### TASK TO COMPLETE
Using the data that follows, return exactly the lines from the one that contains "Rebuild this diagram" through the one that contains "(nov.south |- detq.north);", ends included.

** START DATA ENTRIES **

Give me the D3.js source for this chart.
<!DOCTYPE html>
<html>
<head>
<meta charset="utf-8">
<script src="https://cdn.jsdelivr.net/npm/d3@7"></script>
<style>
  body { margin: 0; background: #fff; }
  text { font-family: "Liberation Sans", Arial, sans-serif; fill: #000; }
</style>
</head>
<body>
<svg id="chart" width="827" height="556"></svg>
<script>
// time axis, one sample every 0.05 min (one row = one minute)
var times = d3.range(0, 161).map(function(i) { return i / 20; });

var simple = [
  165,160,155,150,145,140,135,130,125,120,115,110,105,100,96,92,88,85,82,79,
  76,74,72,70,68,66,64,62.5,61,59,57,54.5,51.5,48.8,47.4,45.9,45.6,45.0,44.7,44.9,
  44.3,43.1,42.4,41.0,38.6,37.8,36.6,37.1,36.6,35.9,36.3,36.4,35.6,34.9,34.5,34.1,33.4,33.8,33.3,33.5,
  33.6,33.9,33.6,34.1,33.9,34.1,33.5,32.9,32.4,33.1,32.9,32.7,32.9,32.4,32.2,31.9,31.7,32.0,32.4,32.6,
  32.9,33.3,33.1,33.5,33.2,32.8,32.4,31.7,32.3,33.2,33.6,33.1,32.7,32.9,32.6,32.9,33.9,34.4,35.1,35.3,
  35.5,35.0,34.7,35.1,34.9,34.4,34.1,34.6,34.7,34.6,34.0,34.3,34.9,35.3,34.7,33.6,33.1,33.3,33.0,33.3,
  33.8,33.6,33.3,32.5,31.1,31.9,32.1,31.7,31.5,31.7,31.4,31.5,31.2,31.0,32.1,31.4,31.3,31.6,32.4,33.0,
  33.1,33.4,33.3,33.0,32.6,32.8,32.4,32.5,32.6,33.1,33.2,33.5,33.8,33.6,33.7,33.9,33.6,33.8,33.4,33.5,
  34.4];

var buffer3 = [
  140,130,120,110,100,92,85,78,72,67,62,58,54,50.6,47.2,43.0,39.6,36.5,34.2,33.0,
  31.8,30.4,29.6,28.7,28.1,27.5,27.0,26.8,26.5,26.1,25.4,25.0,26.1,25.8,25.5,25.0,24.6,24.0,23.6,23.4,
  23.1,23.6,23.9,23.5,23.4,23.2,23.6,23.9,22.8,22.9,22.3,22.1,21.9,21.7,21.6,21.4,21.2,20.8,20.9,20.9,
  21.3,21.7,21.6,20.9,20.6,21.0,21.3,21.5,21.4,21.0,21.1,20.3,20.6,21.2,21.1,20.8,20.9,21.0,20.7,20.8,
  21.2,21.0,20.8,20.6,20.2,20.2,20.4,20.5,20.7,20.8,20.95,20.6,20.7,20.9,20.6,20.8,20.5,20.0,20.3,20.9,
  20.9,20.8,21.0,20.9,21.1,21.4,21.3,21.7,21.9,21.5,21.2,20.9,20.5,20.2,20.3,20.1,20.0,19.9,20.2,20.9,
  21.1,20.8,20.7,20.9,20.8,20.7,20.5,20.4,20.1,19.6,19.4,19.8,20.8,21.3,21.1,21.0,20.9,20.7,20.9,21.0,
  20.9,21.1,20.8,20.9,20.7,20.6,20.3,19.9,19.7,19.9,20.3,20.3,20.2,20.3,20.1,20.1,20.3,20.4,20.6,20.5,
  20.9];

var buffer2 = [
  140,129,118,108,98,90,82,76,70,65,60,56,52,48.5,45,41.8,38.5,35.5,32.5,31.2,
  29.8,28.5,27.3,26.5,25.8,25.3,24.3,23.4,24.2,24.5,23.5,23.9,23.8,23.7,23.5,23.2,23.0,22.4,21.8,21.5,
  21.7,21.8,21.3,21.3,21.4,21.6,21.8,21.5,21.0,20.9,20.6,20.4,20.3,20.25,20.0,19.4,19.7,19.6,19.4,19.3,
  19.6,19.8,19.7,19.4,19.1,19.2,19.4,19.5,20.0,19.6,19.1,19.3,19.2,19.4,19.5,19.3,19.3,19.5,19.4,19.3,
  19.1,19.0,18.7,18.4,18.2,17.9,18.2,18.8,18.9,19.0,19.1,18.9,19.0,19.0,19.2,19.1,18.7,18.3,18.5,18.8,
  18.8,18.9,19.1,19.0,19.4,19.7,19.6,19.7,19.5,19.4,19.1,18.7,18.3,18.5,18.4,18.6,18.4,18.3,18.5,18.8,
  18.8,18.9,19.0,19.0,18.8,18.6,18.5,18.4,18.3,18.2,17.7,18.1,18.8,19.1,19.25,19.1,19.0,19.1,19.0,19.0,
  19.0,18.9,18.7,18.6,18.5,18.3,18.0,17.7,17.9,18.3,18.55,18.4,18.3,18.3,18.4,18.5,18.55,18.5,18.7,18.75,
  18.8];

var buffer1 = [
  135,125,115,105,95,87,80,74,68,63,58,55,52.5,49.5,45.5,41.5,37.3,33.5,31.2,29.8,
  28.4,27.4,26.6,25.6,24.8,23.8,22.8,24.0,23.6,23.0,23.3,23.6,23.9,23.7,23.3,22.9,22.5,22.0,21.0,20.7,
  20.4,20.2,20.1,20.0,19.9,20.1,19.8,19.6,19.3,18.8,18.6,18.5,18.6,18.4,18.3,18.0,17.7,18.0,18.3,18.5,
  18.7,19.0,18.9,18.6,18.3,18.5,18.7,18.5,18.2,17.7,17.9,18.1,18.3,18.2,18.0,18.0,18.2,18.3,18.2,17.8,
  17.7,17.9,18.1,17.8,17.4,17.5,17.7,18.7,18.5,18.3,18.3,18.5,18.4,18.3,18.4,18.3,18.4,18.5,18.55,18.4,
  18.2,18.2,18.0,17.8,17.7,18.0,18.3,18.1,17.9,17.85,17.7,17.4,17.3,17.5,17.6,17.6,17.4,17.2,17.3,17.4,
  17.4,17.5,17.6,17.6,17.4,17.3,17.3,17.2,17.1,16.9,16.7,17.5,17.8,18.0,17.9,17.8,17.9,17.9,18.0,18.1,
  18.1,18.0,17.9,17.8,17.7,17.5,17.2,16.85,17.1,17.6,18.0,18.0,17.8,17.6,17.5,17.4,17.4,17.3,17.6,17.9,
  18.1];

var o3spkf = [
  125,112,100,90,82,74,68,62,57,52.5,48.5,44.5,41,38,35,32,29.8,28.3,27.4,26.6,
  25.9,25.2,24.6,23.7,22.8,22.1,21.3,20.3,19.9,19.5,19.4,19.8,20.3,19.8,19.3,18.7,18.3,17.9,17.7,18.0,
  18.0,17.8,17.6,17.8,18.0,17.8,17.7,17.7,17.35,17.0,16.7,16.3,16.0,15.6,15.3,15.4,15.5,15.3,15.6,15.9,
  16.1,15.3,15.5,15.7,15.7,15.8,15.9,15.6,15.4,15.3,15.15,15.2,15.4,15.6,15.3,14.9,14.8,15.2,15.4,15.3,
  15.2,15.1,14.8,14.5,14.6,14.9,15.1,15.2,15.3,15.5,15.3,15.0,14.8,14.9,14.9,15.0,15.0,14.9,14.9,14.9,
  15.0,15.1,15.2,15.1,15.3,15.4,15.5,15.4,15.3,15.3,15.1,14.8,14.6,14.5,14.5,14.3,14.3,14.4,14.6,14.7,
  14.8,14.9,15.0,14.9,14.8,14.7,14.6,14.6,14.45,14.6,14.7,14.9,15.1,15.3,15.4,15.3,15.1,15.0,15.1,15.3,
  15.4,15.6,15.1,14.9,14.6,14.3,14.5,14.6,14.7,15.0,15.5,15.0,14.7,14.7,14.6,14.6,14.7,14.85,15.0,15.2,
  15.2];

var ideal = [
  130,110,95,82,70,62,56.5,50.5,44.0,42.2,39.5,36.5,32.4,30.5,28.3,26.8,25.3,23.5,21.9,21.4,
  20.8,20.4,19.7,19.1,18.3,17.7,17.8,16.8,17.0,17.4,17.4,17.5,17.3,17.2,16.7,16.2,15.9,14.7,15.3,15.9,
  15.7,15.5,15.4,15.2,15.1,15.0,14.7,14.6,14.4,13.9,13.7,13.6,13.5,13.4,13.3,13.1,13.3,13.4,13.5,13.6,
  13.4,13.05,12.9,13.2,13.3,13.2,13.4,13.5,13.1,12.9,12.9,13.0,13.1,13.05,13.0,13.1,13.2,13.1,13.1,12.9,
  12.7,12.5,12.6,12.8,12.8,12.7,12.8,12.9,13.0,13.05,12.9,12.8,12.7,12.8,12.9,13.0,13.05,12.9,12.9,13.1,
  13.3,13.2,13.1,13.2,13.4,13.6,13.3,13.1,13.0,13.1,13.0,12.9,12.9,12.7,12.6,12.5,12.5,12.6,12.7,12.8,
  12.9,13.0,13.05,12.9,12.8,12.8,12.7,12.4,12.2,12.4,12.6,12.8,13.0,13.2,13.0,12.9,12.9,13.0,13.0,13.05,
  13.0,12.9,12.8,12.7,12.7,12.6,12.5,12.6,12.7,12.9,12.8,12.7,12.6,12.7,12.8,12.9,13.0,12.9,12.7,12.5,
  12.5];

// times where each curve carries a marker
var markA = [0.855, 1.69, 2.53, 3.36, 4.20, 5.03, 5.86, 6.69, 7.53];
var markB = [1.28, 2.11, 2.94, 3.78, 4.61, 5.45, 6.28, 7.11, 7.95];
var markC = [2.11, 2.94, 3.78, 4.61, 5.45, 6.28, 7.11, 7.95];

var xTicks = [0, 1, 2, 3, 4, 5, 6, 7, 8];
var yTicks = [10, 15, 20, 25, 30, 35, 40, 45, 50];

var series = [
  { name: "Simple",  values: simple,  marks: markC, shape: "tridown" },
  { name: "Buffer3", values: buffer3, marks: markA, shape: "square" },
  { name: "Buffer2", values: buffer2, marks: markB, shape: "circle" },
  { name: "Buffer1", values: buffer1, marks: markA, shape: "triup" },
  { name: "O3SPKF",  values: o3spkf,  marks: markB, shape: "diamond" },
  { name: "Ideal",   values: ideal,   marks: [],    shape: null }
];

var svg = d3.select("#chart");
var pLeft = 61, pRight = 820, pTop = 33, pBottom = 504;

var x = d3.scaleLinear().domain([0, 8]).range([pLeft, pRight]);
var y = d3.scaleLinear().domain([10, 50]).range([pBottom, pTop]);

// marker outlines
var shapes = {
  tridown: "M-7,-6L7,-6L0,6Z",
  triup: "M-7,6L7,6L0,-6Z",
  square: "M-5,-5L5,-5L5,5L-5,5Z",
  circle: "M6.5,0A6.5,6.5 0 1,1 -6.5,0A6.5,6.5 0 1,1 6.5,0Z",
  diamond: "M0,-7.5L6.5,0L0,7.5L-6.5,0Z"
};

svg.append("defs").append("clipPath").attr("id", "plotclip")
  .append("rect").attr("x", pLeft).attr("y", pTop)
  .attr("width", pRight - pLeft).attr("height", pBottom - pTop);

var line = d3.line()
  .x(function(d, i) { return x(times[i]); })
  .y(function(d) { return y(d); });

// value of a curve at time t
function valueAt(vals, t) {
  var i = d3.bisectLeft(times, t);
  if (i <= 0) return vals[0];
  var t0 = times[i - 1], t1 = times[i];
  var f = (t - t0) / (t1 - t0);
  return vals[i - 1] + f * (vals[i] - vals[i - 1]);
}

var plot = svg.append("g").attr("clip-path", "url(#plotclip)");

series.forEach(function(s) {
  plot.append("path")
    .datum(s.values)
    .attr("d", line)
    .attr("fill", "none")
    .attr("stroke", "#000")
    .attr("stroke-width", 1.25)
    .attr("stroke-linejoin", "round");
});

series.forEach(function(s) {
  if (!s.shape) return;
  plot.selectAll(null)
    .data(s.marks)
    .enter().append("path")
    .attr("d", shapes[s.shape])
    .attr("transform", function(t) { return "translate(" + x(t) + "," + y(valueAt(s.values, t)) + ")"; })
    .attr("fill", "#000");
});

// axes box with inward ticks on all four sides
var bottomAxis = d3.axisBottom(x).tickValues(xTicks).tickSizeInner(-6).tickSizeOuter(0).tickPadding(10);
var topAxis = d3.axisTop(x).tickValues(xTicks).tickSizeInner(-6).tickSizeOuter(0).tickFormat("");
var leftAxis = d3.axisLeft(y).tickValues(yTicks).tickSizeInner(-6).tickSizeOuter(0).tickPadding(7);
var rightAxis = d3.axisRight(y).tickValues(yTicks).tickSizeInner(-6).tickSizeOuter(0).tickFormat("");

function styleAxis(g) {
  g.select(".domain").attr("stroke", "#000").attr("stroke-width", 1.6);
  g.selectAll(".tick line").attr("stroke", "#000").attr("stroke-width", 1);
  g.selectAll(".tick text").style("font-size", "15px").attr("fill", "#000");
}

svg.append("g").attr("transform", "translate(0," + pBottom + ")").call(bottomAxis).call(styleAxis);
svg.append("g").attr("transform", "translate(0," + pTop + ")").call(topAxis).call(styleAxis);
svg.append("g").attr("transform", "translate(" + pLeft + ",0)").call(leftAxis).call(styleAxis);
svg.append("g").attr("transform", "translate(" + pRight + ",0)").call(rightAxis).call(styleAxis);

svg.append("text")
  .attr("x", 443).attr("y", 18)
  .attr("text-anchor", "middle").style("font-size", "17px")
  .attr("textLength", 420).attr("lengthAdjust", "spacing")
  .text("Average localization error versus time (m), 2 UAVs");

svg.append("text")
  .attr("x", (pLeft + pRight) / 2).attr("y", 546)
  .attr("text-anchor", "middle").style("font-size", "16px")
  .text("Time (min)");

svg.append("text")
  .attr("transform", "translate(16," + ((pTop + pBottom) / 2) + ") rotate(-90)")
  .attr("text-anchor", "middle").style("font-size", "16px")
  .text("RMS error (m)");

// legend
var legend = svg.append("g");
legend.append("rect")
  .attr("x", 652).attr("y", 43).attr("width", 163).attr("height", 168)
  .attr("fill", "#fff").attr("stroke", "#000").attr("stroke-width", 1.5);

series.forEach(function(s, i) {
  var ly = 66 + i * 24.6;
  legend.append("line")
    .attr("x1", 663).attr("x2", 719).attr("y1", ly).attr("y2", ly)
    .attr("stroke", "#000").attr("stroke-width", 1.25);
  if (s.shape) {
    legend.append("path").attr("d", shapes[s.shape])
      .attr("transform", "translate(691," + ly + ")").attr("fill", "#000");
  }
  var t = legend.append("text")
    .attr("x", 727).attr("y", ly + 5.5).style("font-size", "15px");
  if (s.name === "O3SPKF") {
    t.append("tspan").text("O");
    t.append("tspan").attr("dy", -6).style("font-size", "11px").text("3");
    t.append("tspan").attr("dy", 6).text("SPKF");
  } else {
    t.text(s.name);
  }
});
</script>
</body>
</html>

** END DATA ENTRIES **
** START DATA ENTRIES **

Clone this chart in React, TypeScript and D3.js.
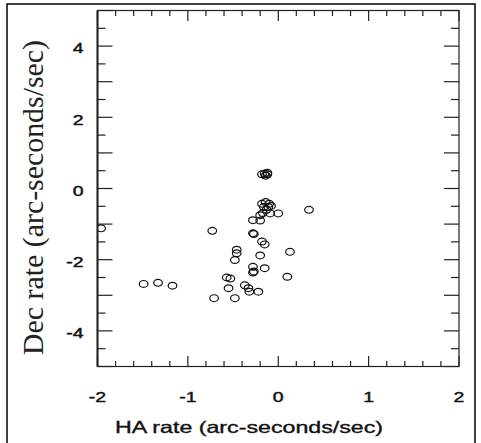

** END DATA ENTRIES **
** START DATA ENTRIES **

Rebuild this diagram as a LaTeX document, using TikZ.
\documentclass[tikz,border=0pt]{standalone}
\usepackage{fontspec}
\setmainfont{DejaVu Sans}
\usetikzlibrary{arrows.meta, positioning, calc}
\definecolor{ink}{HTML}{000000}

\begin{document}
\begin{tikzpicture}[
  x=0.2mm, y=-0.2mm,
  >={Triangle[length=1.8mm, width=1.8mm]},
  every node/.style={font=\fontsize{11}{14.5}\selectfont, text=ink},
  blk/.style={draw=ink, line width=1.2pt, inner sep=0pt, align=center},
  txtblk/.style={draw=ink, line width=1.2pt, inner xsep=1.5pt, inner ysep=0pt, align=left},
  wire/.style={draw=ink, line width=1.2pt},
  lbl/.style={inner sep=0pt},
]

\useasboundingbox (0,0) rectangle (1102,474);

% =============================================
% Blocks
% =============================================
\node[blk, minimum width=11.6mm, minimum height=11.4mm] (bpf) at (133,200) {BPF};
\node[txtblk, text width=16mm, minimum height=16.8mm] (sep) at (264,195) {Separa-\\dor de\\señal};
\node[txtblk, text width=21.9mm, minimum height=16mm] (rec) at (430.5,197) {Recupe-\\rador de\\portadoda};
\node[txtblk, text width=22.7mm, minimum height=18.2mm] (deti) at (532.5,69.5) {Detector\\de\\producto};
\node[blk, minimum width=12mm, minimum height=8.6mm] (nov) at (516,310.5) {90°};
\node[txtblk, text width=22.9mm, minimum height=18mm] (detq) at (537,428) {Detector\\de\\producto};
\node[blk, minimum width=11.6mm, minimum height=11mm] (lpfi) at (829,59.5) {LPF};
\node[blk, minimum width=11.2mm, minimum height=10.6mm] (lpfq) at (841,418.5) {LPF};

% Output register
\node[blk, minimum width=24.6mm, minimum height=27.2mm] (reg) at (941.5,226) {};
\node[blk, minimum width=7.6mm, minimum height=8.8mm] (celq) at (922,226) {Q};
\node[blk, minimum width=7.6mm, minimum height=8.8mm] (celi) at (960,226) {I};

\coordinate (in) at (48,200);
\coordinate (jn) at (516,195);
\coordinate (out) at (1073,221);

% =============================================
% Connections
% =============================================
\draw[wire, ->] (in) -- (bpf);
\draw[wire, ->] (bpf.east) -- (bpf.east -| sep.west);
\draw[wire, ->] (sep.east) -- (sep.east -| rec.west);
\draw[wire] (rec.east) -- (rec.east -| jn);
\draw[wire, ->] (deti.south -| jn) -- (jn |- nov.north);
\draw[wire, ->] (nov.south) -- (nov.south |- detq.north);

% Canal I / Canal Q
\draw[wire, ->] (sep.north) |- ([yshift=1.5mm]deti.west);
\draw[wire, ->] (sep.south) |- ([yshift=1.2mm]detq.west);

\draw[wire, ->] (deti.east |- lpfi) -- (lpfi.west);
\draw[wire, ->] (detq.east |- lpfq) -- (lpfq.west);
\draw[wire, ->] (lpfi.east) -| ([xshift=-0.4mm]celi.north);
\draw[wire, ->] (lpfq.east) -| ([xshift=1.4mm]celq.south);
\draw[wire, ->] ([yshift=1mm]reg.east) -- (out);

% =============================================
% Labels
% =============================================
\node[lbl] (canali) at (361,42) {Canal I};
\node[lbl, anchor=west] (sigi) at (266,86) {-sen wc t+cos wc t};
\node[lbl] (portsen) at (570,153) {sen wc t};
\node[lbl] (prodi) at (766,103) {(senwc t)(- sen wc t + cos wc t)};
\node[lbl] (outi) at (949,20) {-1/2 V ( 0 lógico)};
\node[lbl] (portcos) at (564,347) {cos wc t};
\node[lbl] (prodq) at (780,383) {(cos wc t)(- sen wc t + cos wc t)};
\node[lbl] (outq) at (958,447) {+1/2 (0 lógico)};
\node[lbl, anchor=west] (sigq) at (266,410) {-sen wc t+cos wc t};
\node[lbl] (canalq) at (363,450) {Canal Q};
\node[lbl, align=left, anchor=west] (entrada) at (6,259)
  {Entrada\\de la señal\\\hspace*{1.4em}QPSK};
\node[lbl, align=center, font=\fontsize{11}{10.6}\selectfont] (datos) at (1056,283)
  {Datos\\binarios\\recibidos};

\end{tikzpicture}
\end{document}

** END DATA ENTRIES **

### OUTPUT BELOW
Rebuild this diagram as a LaTeX document, using TikZ.
\documentclass[tikz,border=0pt]{standalone}
\usepackage{fontspec}
\setmainfont{DejaVu Sans}
\usetikzlibrary{arrows.meta, positioning, calc}
\definecolor{ink}{HTML}{000000}

\begin{document}
\begin{tikzpicture}[
  x=0.2mm, y=-0.2mm,
  >={Triangle[length=1.8mm, width=1.8mm]},
  every node/.style={font=\fontsize{11}{14.5}\selectfont, text=ink},
  blk/.style={draw=ink, line width=1.2pt, inner sep=0pt, align=center},
  txtblk/.style={draw=ink, line width=1.2pt, inner xsep=1.5pt, inner ysep=0pt, align=left},
  wire/.style={draw=ink, line width=1.2pt},
  lbl/.style={inner sep=0pt},
]

\useasboundingbox (0,0) rectangle (1102,474);

% =============================================
% Blocks
% =============================================
\node[blk, minimum width=11.6mm, minimum height=11.4mm] (bpf) at (133,200) {BPF};
\node[txtblk, text width=16mm, minimum height=16.8mm] (sep) at (264,195) {Separa-\\dor de\\señal};
\node[txtblk, text width=21.9mm, minimum height=16mm] (rec) at (430.5,197) {Recupe-\\rador de\\portadoda};
\node[txtblk, text width=22.7mm, minimum height=18.2mm] (deti) at (532.5,69.5) {Detector\\de\\producto};
\node[blk, minimum width=12mm, minimum height=8.6mm] (nov) at (516,310.5) {90°};
\node[txtblk, text width=22.9mm, minimum height=18mm] (detq) at (537,428) {Detector\\de\\producto};
\node[blk, minimum width=11.6mm, minimum height=11mm] (lpfi) at (829,59.5) {LPF};
\node[blk, minimum width=11.2mm, minimum height=10.6mm] (lpfq) at (841,418.5) {LPF};

% Output register
\node[blk, minimum width=24.6mm, minimum height=27.2mm] (reg) at (941.5,226) {};
\node[blk, minimum width=7.6mm, minimum height=8.8mm] (celq) at (922,226) {Q};
\node[blk, minimum width=7.6mm, minimum height=8.8mm] (celi) at (960,226) {I};

\coordinate (in) at (48,200);
\coordinate (jn) at (516,195);
\coordinate (out) at (1073,221);

% =============================================
% Connections
% =============================================
\draw[wire, ->] (in) -- (bpf);
\draw[wire, ->] (bpf.east) -- (bpf.east -| sep.west);
\draw[wire, ->] (sep.east) -- (sep.east -| rec.west);
\draw[wire] (rec.east) -- (rec.east -| jn);
\draw[wire, ->] (deti.south -| jn) -- (jn |- nov.north);
\draw[wire, ->] (nov.south) -- (nov.south |- detq.north);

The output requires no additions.